Por aquel entonces la gente cantaba mientras se acercaba para abrazar a Juan. Y el cantante de mariachis tuvo que interrumpir la música para decir: "Por favor, no nos atropellen, por favor, los abrazos al padre... después de la música". Nadie hizo caso. El grupo siguió tocando, más apretado que nunca, en la soledad de una esquina. Las notas seguían sonando y yo, por supuesto, contemplama escenas de realismo mágico, que para eso este país es Locombia, como dicen mis sobrinas. Juan había entregado tarjetas de despedida para toda la comunidad. Y ahora era la comunidad en pleno quien se acercaba a Juan para darle un abrazo y pedirle que le firmara un autógrafo en esa tarjeta de despedida. En eso estaba, por ejemplo, María Cecilia Calle, de 62 años, llorando desconsolada sobre el hombro del cura y pidiéndole que le escribiera unas palabras. Luego, cuando ya estaba más tranquila, me acerqué a ella y le pregunté por Juan. "Se nos llevan lo más preciado que ha llegado a este barrio. Trabajaba mucho con los muchachos difíciles, por decirlo de alguna manera... Y ese trabajo no se va a recuperar". Juan, entretanto, seguía dando abrazos y firmando papeles. Mayores y jóvenes se iban de allí a lágrima suelta, como si hubiera sido Falcao García, la estrella del fútbol colombiano, quien le hubiera regalado un autógrafo a un adolescente. De reprente el mariachi calló. El cantante le pidió a Juan que eligiera otro tema. A cinco metros, Jorge Ocha, un vecino del barrio algo pasado de ron, le gritó al cura: "Juan, pedí otra que yo pago, que aquí amanecemos, mijo". La música volvió a sonar y Fernando, el "loco" del barrio, el mismo que casi derriba a puñetazos la puerta de la casa parroquial diez horas antes, volvió a aplaudir y a mover su esqueleto.
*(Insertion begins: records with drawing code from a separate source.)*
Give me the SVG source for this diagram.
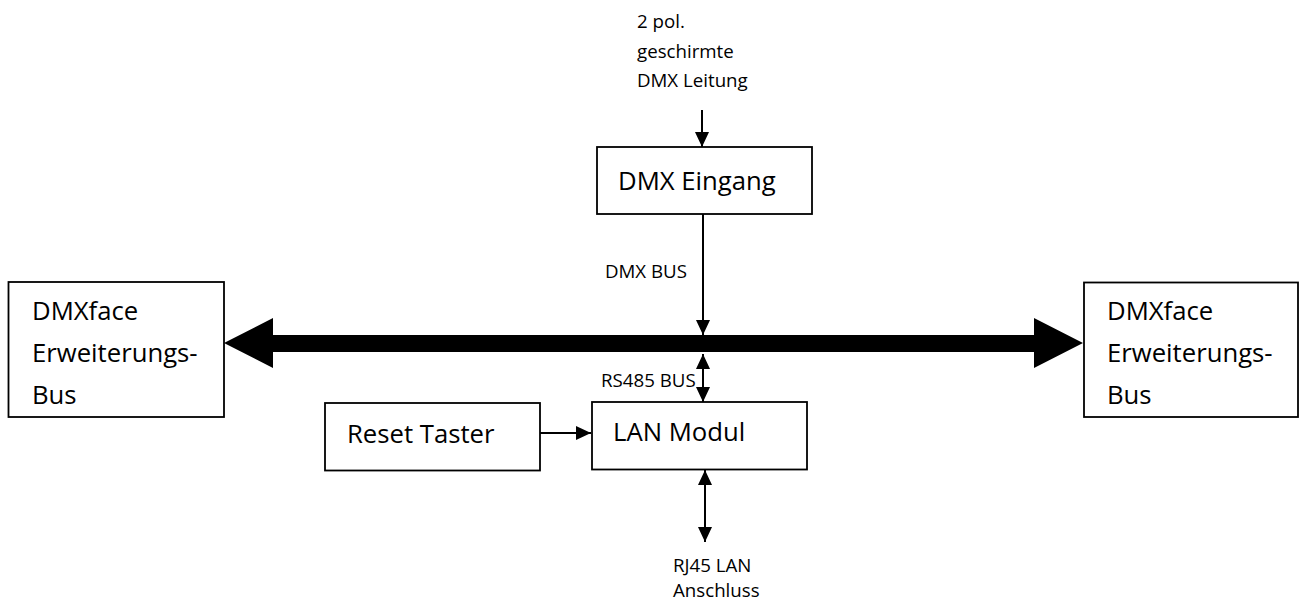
<svg xmlns="http://www.w3.org/2000/svg" width="1301" height="601" viewBox="0 0 1301 601">
<style>
.box{fill:#fff;stroke:#000;stroke-width:1.8}
.big{font-family:"Open Sans","Noto Sans",sans-serif;font-size:25.7px;fill:#000}
.sm{font-family:"Open Sans","Noto Sans",sans-serif;font-size:18.7px;fill:#000}
.ln{stroke:#000;stroke-width:2;fill:none}
</style>
<defs>
<marker id="ah" markerUnits="userSpaceOnUse" markerWidth="16" markerHeight="16" refX="15" refY="7" orient="auto-start-reverse">
<path d="M0,0 L15,7 L0,14 Z" fill="#000"/>
</marker>
</defs>
<rect width="1301" height="601" fill="#fff"/>
<g id="label-top">
<text class="sm" x="637" y="28">2 pol.</text>
<text class="sm" x="637" y="58">geschirmte</text>
<text class="sm" x="637" y="87">DMX Leitung</text>
</g>
<g id="dmx-eingang">
<rect class="box" x="597" y="147" width="215" height="67"/>
<text class="big" x="618" y="190">DMX Eingang</text>
</g>
<g id="erw-bus-left">
<rect class="box" x="8.5" y="282" width="215.5" height="135"/>
<text class="big" x="32" y="320">DMXface</text>
<text class="big" x="32" y="362">Erweiterungs-</text>
<text class="big" x="32" y="404">Bus</text>
</g>
<g id="erw-bus-right">
<rect class="box" x="1084" y="282.5" width="214" height="134.5"/>
<text class="big" x="1107" y="320">DMXface</text>
<text class="big" x="1107" y="362">Erweiterungs-</text>
<text class="big" x="1107" y="404">Bus</text>
</g>
<g id="reset-taster">
<rect class="box" x="325" y="403" width="215" height="67.5"/>
<text class="big" x="347" y="443">Reset Taster</text>
</g>
<g id="lan-modul">
<rect class="box" x="592" y="402" width="215" height="67.5"/>
<text class="big" x="613" y="441">LAN Modul</text>
</g>
<g id="connectors">
<line class="ln" x1="702" y1="110" x2="702" y2="147" marker-end="url(#ah)"/>
<line class="ln" x1="703" y1="214" x2="703" y2="335" marker-end="url(#ah)"/>
<line class="ln" x1="703" y1="354" x2="703" y2="402" marker-start="url(#ah)" marker-end="url(#ah)"/>
<line class="ln" x1="540" y1="433" x2="591" y2="433" marker-end="url(#ah)"/>
<line class="ln" x1="705" y1="470" x2="705" y2="542" marker-start="url(#ah)" marker-end="url(#ah)"/>
<polygon id="bus" points="224,343 273,318 273,335 1034,335 1034,318 1083,343 1034,368 1034,352 273,352 273,368" fill="#000"/>
<text class="sm" x="605" y="278">DMX BUS</text>
<text class="sm" x="601" y="387">RS485 BUS</text>
<text class="sm" x="673" y="572">RJ45 LAN</text>
<text class="sm" x="673" y="597">Anschluss</text>
</g>
</svg>
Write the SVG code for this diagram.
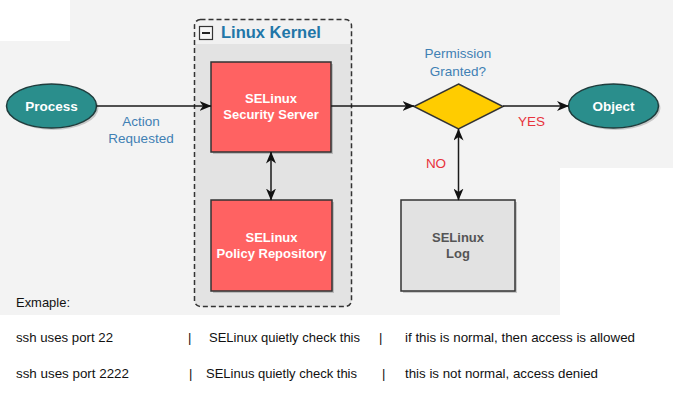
<svg xmlns="http://www.w3.org/2000/svg" width="673" height="420" viewBox="0 0 673 420">
<style>
.bg{fill:#f3f3f3}
.lbl{font-family:"Liberation Sans",Arial,sans-serif;font-size:13.5px;text-anchor:middle}
.blue{fill:#3f80b4}
.red{fill:#e8323c}
.nodet{font-family:"Liberation Sans",Arial,sans-serif;font-size:13px;font-weight:bold;text-anchor:middle}
.wt{fill:#ffffff}
.dk{fill:#555555}
.conn{stroke:#1a1a1a;stroke-width:1.5;fill:none}
.box{stroke:#333333;stroke-width:1.5}
.shadow{fill:#000000;opacity:0.18}
.ex{font-family:"Liberation Sans",Arial,sans-serif;font-size:13px;fill:#111111}
</style>
<defs>
<marker id="ah" viewBox="0 0 12 10" refX="11.5" refY="5" markerWidth="12" markerHeight="10" markerUnits="userSpaceOnUse" orient="auto-start-reverse">
<path d="M0,0 L12,5 L0,10 L3.5,5 Z" fill="#111111"/>
</marker>
</defs>
<rect x="0" y="0" width="673" height="420" fill="#ffffff"/>
<path class="bg" d="M70,0 H673 V168 H560 V315 H0 V41 H70 Z"/>

<g id="kernel">
<rect x="194.5" y="19.5" width="157" height="287" rx="6" fill="#e3e3e3"/>
<path d="M194.5,44 V25.5 a6,6 0 0 1 6,-6 H345.5 a6,6 0 0 1 6,6 V44 Z" fill="#f1f1f1"/>
<rect x="194.5" y="19.5" width="157" height="287" rx="6" fill="none" stroke="#333333" stroke-width="1.5" stroke-dasharray="5,3"/>
<rect x="199.5" y="26.5" width="13" height="13" fill="#f5f5f5" stroke="#333333" stroke-width="1.2"/>
<line x1="202" y1="33" x2="210" y2="33" stroke="#222222" stroke-width="2"/>
<text x="221" y="38" font-family="Liberation Sans,Arial,sans-serif" font-size="16.5" font-weight="bold" fill="#2176a8">Linux Kernel</text>
</g>

<g id="process">
<ellipse cx="53.5" cy="108" rx="45" ry="22" class="shadow"/>
<ellipse cx="51.5" cy="106" rx="45" ry="22" fill="#2a8e8c" stroke="#1f3d3d" stroke-width="1.5"/>
<text x="51.5" y="111" class="nodet wt" style="font-size:13.5px">Process</text>
</g>

<g id="security-server">
<rect x="213" y="64" width="120" height="90" class="shadow"/>
<rect x="211" y="62" width="120" height="90" fill="#ff6262" class="box"/>
<text x="271" y="103" class="nodet wt">SELinux</text>
<text x="271" y="119" class="nodet wt">Security Server</text>
</g>

<g id="policy-repository">
<rect x="213" y="202" width="121" height="91" class="shadow"/>
<rect x="211" y="200" width="121" height="91" fill="#ff6262" class="box"/>
<text x="271.5" y="242" class="nodet wt">SELinux</text>
<text x="271.5" y="258" class="nodet wt">Policy Repository</text>
</g>

<g id="decision">
<polygon points="458.5,84 503,106.5 458.5,129 414,106.5" fill="#ffcc00" stroke="#333333" stroke-width="1.5"/>
<text x="458" y="58" class="lbl blue">Permission</text>
<text x="458" y="76" class="lbl blue">Granted?</text>
</g>

<g id="object">
<ellipse cx="615.5" cy="108" rx="45" ry="22" class="shadow"/>
<ellipse cx="613.5" cy="106" rx="45" ry="22" fill="#2a8e8c" stroke="#1f3d3d" stroke-width="1.5"/>
<text x="613.5" y="111" class="nodet wt" style="font-size:13.5px">Object</text>
</g>

<g id="log">
<rect x="403" y="202" width="114" height="91" class="shadow"/>
<rect x="401" y="200" width="114" height="91" fill="#e2e2e2" class="box"/>
<text x="458" y="242" class="nodet dk">SELinux</text>
<text x="458" y="258" class="nodet dk">Log</text>
</g>

<g id="connectors">
<line x1="96.5" y1="106" x2="211" y2="106" class="conn" marker-end="url(#ah)"/>
<line x1="331" y1="106" x2="414" y2="106" class="conn" marker-end="url(#ah)"/>
<line x1="503" y1="106" x2="568.5" y2="106" class="conn" marker-end="url(#ah)"/>
<line x1="271" y1="152" x2="271" y2="200" class="conn" marker-start="url(#ah)" marker-end="url(#ah)"/>
<line x1="458.5" y1="129" x2="458.5" y2="200" class="conn" marker-start="url(#ah)" marker-end="url(#ah)"/>
<text x="141" y="126" class="lbl blue">Action</text>
<text x="141" y="143" class="lbl blue">Requested</text>
<text x="531.5" y="126" class="lbl red">YES</text>
<text x="436" y="168" class="lbl red">NO</text>
</g>

<g id="example">
<text x="16" y="307" class="ex" textLength="54" lengthAdjust="spacingAndGlyphs">Exmaple:</text>
<text x="16" y="342" class="ex" textLength="97" lengthAdjust="spacingAndGlyphs">ssh uses port 22</text>
<text x="188" y="342" class="ex">|</text>
<text x="209" y="342" class="ex" textLength="151" lengthAdjust="spacingAndGlyphs">SELinux quietly check this</text>
<text x="379" y="342" class="ex">|</text>
<text x="405" y="342" class="ex" textLength="230" lengthAdjust="spacingAndGlyphs">if this is normal, then access is allowed</text>
<text x="16" y="378" class="ex" textLength="113" lengthAdjust="spacingAndGlyphs">ssh uses port 2222</text>
<text x="189" y="378" class="ex">|</text>
<text x="206" y="378" class="ex" textLength="151" lengthAdjust="spacingAndGlyphs">SELinus quietly check this</text>
<text x="382" y="378" class="ex">|</text>
<text x="405" y="378" class="ex" textLength="193" lengthAdjust="spacingAndGlyphs">this is not normal, access denied</text>
</g>
</svg>
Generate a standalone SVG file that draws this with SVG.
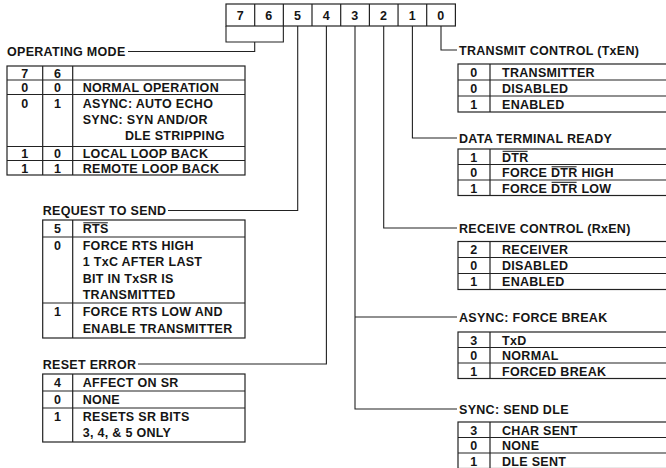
<svg xmlns="http://www.w3.org/2000/svg" width="666" height="468" viewBox="0 0 666 468">
<style>
text{font-family:"Liberation Sans",Arial,Helvetica,sans-serif;font-weight:bold;font-size:12.5px;letter-spacing:0.3px;fill:#151515}
.c{text-anchor:middle}
.box{fill:none;stroke:#222;stroke-width:1.2}
.ln{fill:none;stroke:#222;stroke-width:1.1}
.ov{fill:none;stroke:#151515;stroke-width:1}
</style>
<rect width="666" height="468" fill="#fff"/>

<g id="register">
<rect class="box" x="226" y="4" width="229.4" height="22"/>
<path class="box" d="M254.7,4V26M283.35,4V26M312,4V26M340.7,4V26M369.4,4V26M398.05,4V26M426.7,4V26"/>
<text class="c" x="240.3" y="20">7</text>
<text class="c" x="269" y="20">6</text>
<text class="c" x="297.7" y="20">5</text>
<text class="c" x="326.4" y="20">4</text>
<text class="c" x="355" y="20">3</text>
<text class="c" x="383.7" y="20">2</text>
<text class="c" x="412.4" y="20">1</text>
<text class="c" x="441" y="20">0</text>
</g>

<g id="connectors">
<path class="ln" d="M226,26V42H283.35V26M254.7,42V51.5H128"/>
<path class="ln" d="M297.7,26V210.5H168"/>
<path class="ln" d="M326.4,26V364H138"/>
<path class="ln" d="M355,26V409H457M355,317H457"/>
<path class="ln" d="M383.7,26V228H457"/>
<path class="ln" d="M412.4,26V138H457"/>
<path class="ln" d="M441,26V50H457"/>
</g>

<g id="operating-mode">
<text x="7" y="56">OPERATING MODE</text>
<rect class="box" x="7" y="66" width="238" height="109"/>
<path class="box" d="M42.7,66V175M72.7,66V175M7,80H245M7,94.5H245M7,146.5H245M7,160.5H245"/>
<text class="c" x="24.8" y="77.5">7</text><text class="c" x="57.7" y="77.5">6</text>
<text class="c" x="24.8" y="92">0</text><text class="c" x="57.7" y="92">0</text>
<text x="82.7" y="92">NORMAL OPERATION</text>
<text class="c" x="24.8" y="107.5">0</text><text class="c" x="57.7" y="107.5">1</text>
<text x="82.7" y="107.5">ASYNC: AUTO ECHO</text>
<text x="82.7" y="123.5">SYNC: SYN AND/OR</text>
<text x="125" y="139.5">DLE STRIPPING</text>
<text class="c" x="24.8" y="158">1</text><text class="c" x="57.7" y="158">0</text>
<text x="82.7" y="158">LOCAL LOOP BACK</text>
<text class="c" x="24.8" y="172.5">1</text><text class="c" x="57.7" y="172.5">1</text>
<text x="82.7" y="172.5">REMOTE LOOP BACK</text>
</g>

<g id="request-to-send">
<text x="42.7" y="215">REQUEST TO SEND</text>
<rect class="box" x="42.7" y="220" width="202.3" height="118"/>
<path class="box" d="M72.7,220V338M42.7,237H245M42.7,303H245"/>
<text class="c" x="57.7" y="233">5</text>
<text x="82.7" y="233">RTS</text>
<path class="ov" d="M83.3,222.8H107.8"/>
<text class="c" x="57.7" y="249.5">0</text>
<text x="82.7" y="249.5">FORCE RTS HIGH</text>
<text x="82.7" y="266">1 TxC AFTER LAST</text>
<text x="82.7" y="282.5">BIT IN TxSR IS</text>
<text x="82.7" y="299">TRANSMITTED</text>
<text class="c" x="57.7" y="316">1</text>
<text x="82.7" y="316">FORCE RTS LOW AND</text>
<text x="82.7" y="333">ENABLE TRANSMITTER</text>
</g>

<g id="reset-error">
<text x="42.7" y="368.5">RESET ERROR</text>
<rect class="box" x="42.7" y="374" width="202.3" height="68"/>
<path class="box" d="M72.7,374V442M42.7,391H245M42.7,408H245"/>
<text class="c" x="57.7" y="387">4</text><text x="82.7" y="387">AFFECT ON SR</text>
<text class="c" x="57.7" y="404">0</text><text x="82.7" y="404">NONE</text>
<text class="c" x="57.7" y="420.5">1</text><text x="82.7" y="420.5">RESETS SR BITS</text>
<text x="82.7" y="437">3, 4, &amp; 5 ONLY</text>
</g>

<g id="transmit-control">
<text x="459" y="54.5">TRANSMIT CONTROL (TxEN)</text>
<rect class="box" x="458" y="64" width="220" height="48"/>
<path class="box" d="M490,64V112M458,80H678M458,96H678"/>
<text class="c" x="474" y="76.5">0</text><text x="502" y="76.5">TRANSMITTER</text>
<text class="c" x="474" y="92.5">0</text><text x="502" y="92.5">DISABLED</text>
<text class="c" x="474" y="108.5">1</text><text x="502" y="108.5">ENABLED</text>
</g>

<g id="data-terminal-ready">
<text x="459" y="142.5">DATA TERMINAL READY</text>
<rect class="box" x="458" y="149" width="220" height="46.5"/>
<path class="box" d="M490,149V195.5M458,164.5H678M458,180H678"/>
<text class="c" x="474" y="161.5">1</text><text x="502" y="161.5">DTR</text>
<path class="ov" d="M502.6,151.3H527.6"/>
<text class="c" x="474" y="177">0</text><text x="502" y="177">FORCE DTR HIGH</text>
<path class="ov" d="M551.6,166.8H576.6"/>
<text class="c" x="474" y="192.5">1</text><text x="502" y="192.5">FORCE DTR LOW</text>
<path class="ov" d="M551.6,182.3H576.6"/>
</g>

<g id="receive-control">
<text x="459" y="232.5">RECEIVE CONTROL (RxEN)</text>
<rect class="box" x="458" y="241.5" width="220" height="48"/>
<path class="box" d="M490,241.5V289.5M458,257.5H678M458,273.5H678"/>
<text class="c" x="474" y="254">2</text><text x="502" y="254">RECEIVER</text>
<text class="c" x="474" y="270">0</text><text x="502" y="270">DISABLED</text>
<text class="c" x="474" y="286">1</text><text x="502" y="286">ENABLED</text>
</g>

<g id="async-force-break">
<text x="459" y="321.5">ASYNC: FORCE BREAK</text>
<rect class="box" x="458" y="332" width="220" height="46.5"/>
<path class="box" d="M490,332V378.5M458,347.5H678M458,363H678"/>
<text class="c" x="474" y="344.5">3</text><text x="502" y="344.5">TxD</text>
<text class="c" x="474" y="360">0</text><text x="502" y="360">NORMAL</text>
<text class="c" x="474" y="375.5">1</text><text x="502" y="375.5">FORCED BREAK</text>
</g>

<g id="sync-send-dle">
<text x="459" y="413.5">SYNC: SEND DLE</text>
<rect class="box" x="458" y="422" width="220" height="46.5"/>
<path class="box" d="M490,422V468.5M458,437.5H678M458,453H678"/>
<text class="c" x="474" y="434.5">3</text><text x="502" y="434.5">CHAR SENT</text>
<text class="c" x="474" y="450">0</text><text x="502" y="450">NONE</text>
<text class="c" x="474" y="465.5">1</text><text x="502" y="465.5">DLE SENT</text>
</g>
</svg>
Hora y media después de acabada la misa, la música seguía sonando, la gente seguía llorando y Juan continuaba abrazando. Pero hasta Fernando el "Loco" se daba cuenta de que algo se le escapaba a la parroquia de entre las manos. Porque aquel domingo 24 de junio no había sido un domingo cualquiera. Se iba Juan, y todos interiorizaron que cuando se marcha un Padre, uno se siente mucho más huérfano.